9 janvier 2003 |
Le système de bons d'études préconisé
par l'ADQ découle en grande partie de l'identification
d'un faux problème et se fonde sur des reproches injustifiés
à l'égard de l'actuel système d'éducation
du Québec. Qui plus est, il fait miroiter des attentes
irréalistes et comporte nombre d'incohérences et
de conséquences imprévues mais néfastes,
non seulement pour l'ensemble du système d'enseignement,
mais aussi pour des portions importantes de la population étudiante.
Tel est le jugement sévère dont fait l'objet le
programme du parti de l'Action démocratique du Québec
(ADQ) en matière d'éducation, dans une étude
récente réalisée par Charles A. Carrier,
professeur associé au Département d'économique
de l'Université Laval, et Charles Cauchon, conseiller en
financement et en transport scolaire à la Fédération
des commissions scolaires du Québec, l'organisme qui a
commandité la recherche.
On sait que le programme de l'ADQ prévoit le remplacement
du système de financement présentement en vigueur
par un système de bons d'études où chaque
parent recevrait un bon correspondant à un financement
gouvernemental fixe et aurait la liberté de choisir l'école
que fréquenterait son enfant. Une telle réforme
entraînerait une "ghettoïsation de l'éducation",
croient les signataires de l'étude. "Ce qui ressort
de l'ensemble des expériences examinées (au Canada,
aux États-Unis, en Nouvelle-Zélande, en Angleterre)
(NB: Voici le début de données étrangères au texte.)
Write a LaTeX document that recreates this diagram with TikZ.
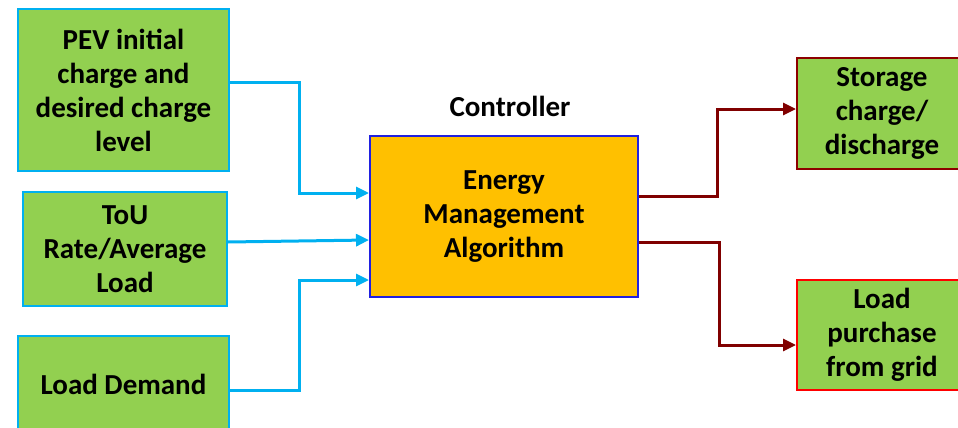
\documentclass[tikz,border=0pt]{standalone}
\usepackage{fontspec}
\setmainfont{Carlito}
\usetikzlibrary{arrows.meta}
\definecolor{boxgreen}{HTML}{92D050}
\definecolor{boxorange}{HTML}{FFC000}
\definecolor{lblue}{HTML}{00B0F0}
\definecolor{dred}{HTML}{800000}
\definecolor{cblue}{HTML}{2020E0}
\tikzset{
  txt/.style={font=\fontsize{29}{34}\selectfont\bfseries},
  inbox/.style={txt, draw=lblue, line width=2pt, fill=boxgreen, align=center, inner sep=0pt},
  outbox/.style={txt, line width=2pt, fill=boxgreen, align=center, inner sep=0pt},
  inarrow/.style={draw=lblue, line width=3pt, -{Triangle[length=13pt,width=12pt]}},
  outarrow/.style={draw=dred, line width=3pt, -{Triangle[length=13pt,width=12pt]}},
}
\begin{document}
\begin{tikzpicture}[x=1pt,y=-1pt]
\useasboundingbox (0,0) rectangle (958,428);
\clip (0,0) rectangle (958,428);
\node[inbox, minimum width=211pt, minimum height=162pt] (pev) at (123.5,90)
  {PEV initial\\charge and\\desired charge\\level};
\node[inbox, minimum width=204pt, minimum height=114pt] (tou) at (125,249)
  {ToU\\Rate/Average\\Load};
\node[inbox, minimum width=211pt, minimum height=96pt] (ld) at (123.5,384)
  {Load Demand};
\node[txt, draw=cblue, line width=2pt, fill=boxorange, align=center, inner sep=0pt,
  minimum width=268pt, minimum height=161pt] (ctrl) at (504,216.5)
  {Energy\\Management\\Algorithm};
\node[txt] (lbl) at (510,106) {Controller};
\node[outbox, draw=dred!90!red, minimum width=170pt, minimum height=111pt] (st) at (882,113.5)
  {Storage\\charge/\\discharge};
\node[outbox, draw=red, minimum width=170pt, minimum height=110pt] (lp) at (882,335)
  {Load\\purchase\\from grid};
\draw[inarrow] ([yshift=8pt]pev.east) -- ++(69,0) |- ([yshift=23.5pt]ctrl.west);
\draw[inarrow] ([yshift=7pt]tou.east) -- ([yshift=-23.5pt]ctrl.west);
\draw[inarrow] ([yshift=-6pt]ld.east) -- ++(69,0) |- ([yshift=-63.5pt]ctrl.west);
\draw[outarrow] ([yshift=20.5pt]ctrl.east) -- ++(78,0) |- ([yshift=4.5pt]st.west);
\draw[outarrow] ([yshift=-25.5pt]ctrl.east) -- ++(80,0) |- ([yshift=-10pt]lp.west);
\end{tikzpicture}
\end{document}
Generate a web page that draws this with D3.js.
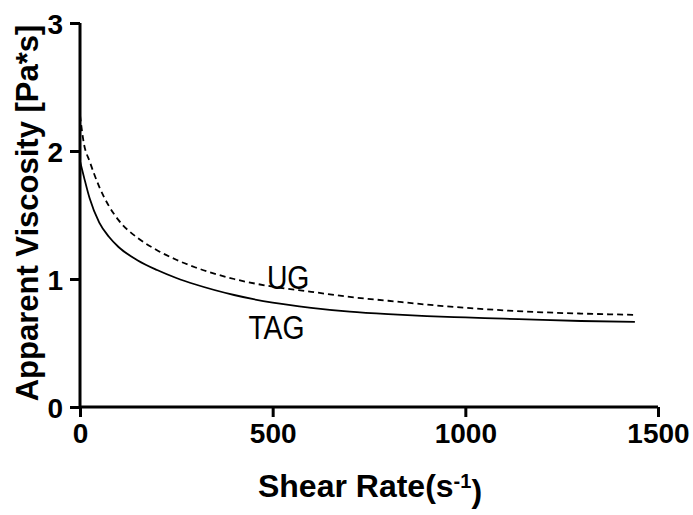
<!DOCTYPE html>
<html>
<head>
<meta charset="utf-8">
<script src="https://cdn.jsdelivr.net/npm/d3@7"></script>
<style>
  html, body { margin: 0; padding: 0; background: #fff; }
  svg { display: block; font-family: "Liberation Sans", Arial, sans-serif; }
</style>
</head>
<body>
<svg id="chart" width="693" height="515"></svg>
<script>
// Shear rate (1/s) sample points
const shearRate = [0, 10, 25, 50, 75, 100, 150, 200, 250, 300, 400, 500, 600, 700, 800, 900, 1000, 1100, 1200, 1300, 1440];
// Apparent viscosity (Pa*s)
const viscosityUG  = [2.28, 2.06, 1.92, 1.72, 1.57, 1.46, 1.32, 1.225, 1.15, 1.09, 1.00, 0.94, 0.90, 0.86, 0.83, 0.80, 0.775, 0.755, 0.74, 0.73, 0.72];
const viscosityTAG = [1.92, 1.80, 1.63, 1.44, 1.33, 1.25, 1.145, 1.07, 1.008, 0.957, 0.875, 0.815, 0.775, 0.745, 0.725, 0.71, 0.70, 0.69, 0.68, 0.672, 0.665];
const xTicks = [0, 500, 1000, 1500];
const yTicks = [0, 1, 2, 3];
const seriesNames = ["UG", "TAG"];

(function () {
  const svg = d3.select("#chart");
  const plotLeft = 80, plotRight = 658, plotTop = 23, plotBottom = 407;

  const x = d3.scaleLinear().domain([0, 1500]).range([plotLeft, plotRight]);
  const y = d3.scaleLinear().domain([0, 3]).range([plotBottom, plotTop]);

  // Axes
  const xAxis = d3.axisBottom(x).tickValues(xTicks).tickSize(10).tickPadding(6).tickFormat(d3.format("d"));
  const yAxis = d3.axisLeft(y).tickValues(yTicks).tickSize(10).tickPadding(7).tickFormat(d3.format("d"));

  const gx = svg.append("g").attr("transform", `translate(0,${plotBottom})`).call(xAxis);
  const gy = svg.append("g").attr("transform", `translate(${plotLeft},0)`).call(yAxis);

  gx.select(".domain").attr("d", `M${plotLeft},0H${plotRight}`);
  gy.select(".domain").attr("d", `M0,${plotTop}V${plotBottom}`);

  [gx, gy].forEach(g => {
    g.select(".domain").attr("stroke", "#000").attr("stroke-width", 3);
    g.selectAll(".tick line").attr("stroke", "#000").attr("stroke-width", 3);
    g.selectAll(".tick text")
      .attr("fill", "#000")
      .style("font-size", "28px")
      .style("font-weight", "bold")
      .style("font-family", "'Liberation Sans', Arial, sans-serif");
  });
  gy.selectAll(".tick text").attr("dy", "0.36em");

  // Curves
  const line = d3.line().x((d, i) => x(shearRate[i])).y(d => y(d)).curve(d3.curveMonotoneX);

  svg.append("path").datum(viscosityUG)
    .attr("fill", "none").attr("stroke", "#000").attr("stroke-width", 1.8)
    .attr("stroke-dasharray", "6,4")
    .attr("d", line);

  svg.append("path").datum(viscosityTAG)
    .attr("fill", "none").attr("stroke", "#000").attr("stroke-width", 1.8)
    .attr("d", line);

  // Series labels
  const labelPos = [[485, 0.92], [437, 0.53]];
  seriesNames.forEach((name, i) => {
    const px = x(labelPos[i][0]), py = y(labelPos[i][1]);
    svg.append("text")
      .attr("transform", `translate(${px},${py}) scale(0.86,1)`)
      .style("font-size", "33px")
      .attr("fill", "#000")
      .text(name);
  });

  // Axis titles
  const xt = svg.append("text")
    .attr("x", 370).attr("y", 497)
    .attr("text-anchor", "middle")
    .style("font-size", "32px").style("font-weight", "bold")
    .attr("fill", "#000");
  xt.append("tspan").text("Shear Rate(s");
  xt.append("tspan").attr("dy", "-0.45em").style("font-size", "20px").text("-1");
  xt.append("tspan").attr("dy", "0.45em").text(")");

  svg.append("text")
    .attr("transform", `translate(38,${(plotTop + plotBottom) / 2 - 2}) rotate(-90)`)
    .attr("text-anchor", "middle")
    .style("font-size", "31px").style("font-weight", "bold")
    .attr("fill", "#000")
    .text("Apparent Viscosity [Pa*s]");
})();
</script>
</body>
</html>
est que les meilleurs élèves se retrouvent ensemble
et de même pour les moins performants. Par conséquent,
la majorité de la population n'est pas gagnante",
écrivent Charles A. Carrier et Charles Cauchon.
Une amélioration?
Par ailleurs, l'implantation de bons d'études occasionnerait
des coûts additionnels de centaines de millions de dollars
pour l'État québécois, avancent-ils. Dans
l'immédiat, la subvention totale de l'État versée
pour l'enseignement primaire et secondaire augmenterait d'environ
170 millions de dollars en raison du jeu compensatoire du financement
accordé au réseau public et au secteur privé.
Le ministère de l'Éducation alloue présentement
au réseau public 4 988 $ par élève contre
3 259 $ par élève au secteur privé. L'instauration
d'un système de bons d'études nivellerait à
5 000 $ par élève la contribution gouvernementale.
D'où l'augmentation de 170 millions de dollars, car quelque
100 000 élèves fréquentent des établissements
privés.
"Toutefois, les implications à moyen et à long
terme d'un système de bons d'études risquent d'excéder
de beaucoup les implications immédiates", craignent
les deux analystes. On pourrait alors assister, selon eux, à
une ruée vers le secteur privé, lequel demanderait
de recevoir des investissements importants pour augmenter son
nombre de places disponibles pendant que de nombreuses places
deviendraient vacantes dans le réseau public. Le coût
global pour la société pourrait ainsi excéder
facilement les 170 millions cités auparavant.
"On peut se demander pourquoi remettre en question tout un
système, alors qu'il apparaît clairement que les
systèmes de bons d'études expérimentés
n'ont pas conduit à l'amélioration des services
et à une meilleure réussite des élèves",
critiquent Charles A. Carrier et Charles Cauchon.